Recently, I read many papers & articles about latency, especially tail latency, so this post is served as my notes on my reading.
Latency is a very important metric for a system, because it affects user experience a lot. In distributed system, tail latency is much more important than in single node system. This is based on a simple observation:
if you have components that 1% of requests exhibit high latency, and if request from client have to touch 100 components in a distributed system, then you’ll have 64% of client requests exhibit high latency. That’s awful user experience. This is a fundamental property of scaling systems: you need to worry not just about latency, but tail latency. High performance equals high tolerances. At scale you can’t ignore tail latency.
From this article, we can know that latency can arise from many sources, from hardware to software. It also links to interesting discussion on TCP vs SPDY.
Authors of another paper discussed their effort on tuning web server software, they found out that head-of-line blocking in kernel queue has great impact on latency. This kind of blocking is sometime helpful for throughput on disk write, but can severely degrades latency. Also, if you have blocking invocation in an event loop, it will also causes head-of-line blocking, and will makes tail latency higher, by removing blocking invocation out of event loop, we can solve this kind of problem.
Another article from linkedin discussed how they solve high tail latency by installing another net card to serve specific network request.
Two examples above show how difficult it is to identify the source of latency. As always, optimization requires a lot of insight on how system works.
Another interesting paper proposed a runtime coordination system that coordinate GC in distributed system written in GC language. GC usually causes hiccup for system, especially major collection. This paper shows that minor GC have little impact on batch workload like Spark, but will affect real-time application significantly, GC is a key contributor to stragglers in many interactive system. By deploying coordinate system, PageRank computation on Spark completed 15% faster, 99.9% tail update latency on Cassandra is improved from 3.3ms to 1.6ms, the worst case from 83ms to 19ms, which is quite impressive.
High tail latency is not only caused by GC, head-of-line blocking etc, it’s prevalent. This paper shows that 1% tail latency is unpredictable no matter what config, programming language or OS is. After removing 1% tail latency from statistic, the server’s behavior is predictable. So that, many systems could focusing on provide QoS guarantees for statistical measures such as 99th latency percentile.
Ok, enough talk about background, let’s read some really awesome stuff.
Jeff Dean gives a talk about tail latency in 2013. Here is the slide and summary article. Instead of trying to identify the source of latency & eliminate it, he tries to live with it. The talk gives some general techniques to cut the tail, like: hedged requests, tied requests, micro-partitions, selective replication and latency-induced probation. These techniques is general enough to applied to many scenarios.

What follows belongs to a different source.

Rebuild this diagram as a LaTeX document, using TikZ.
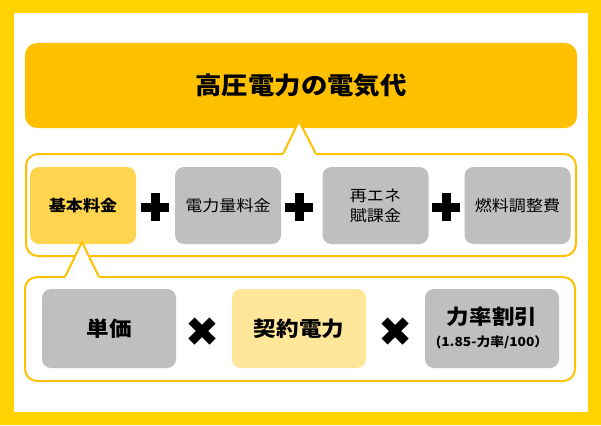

The talk compared faults tolerance and variability tolerance. To tolerate variability, one has to:
make a predictable whole out of unpredictable parts
and this is where the title of this post came from. It’s very similar to:
make a reliable whole out of unreliable parts
which is the key point of distributed system. And since latency is more and more important as a metric, predictable latency should also be more and more important. I think this is the direction that next age distributed system should heading.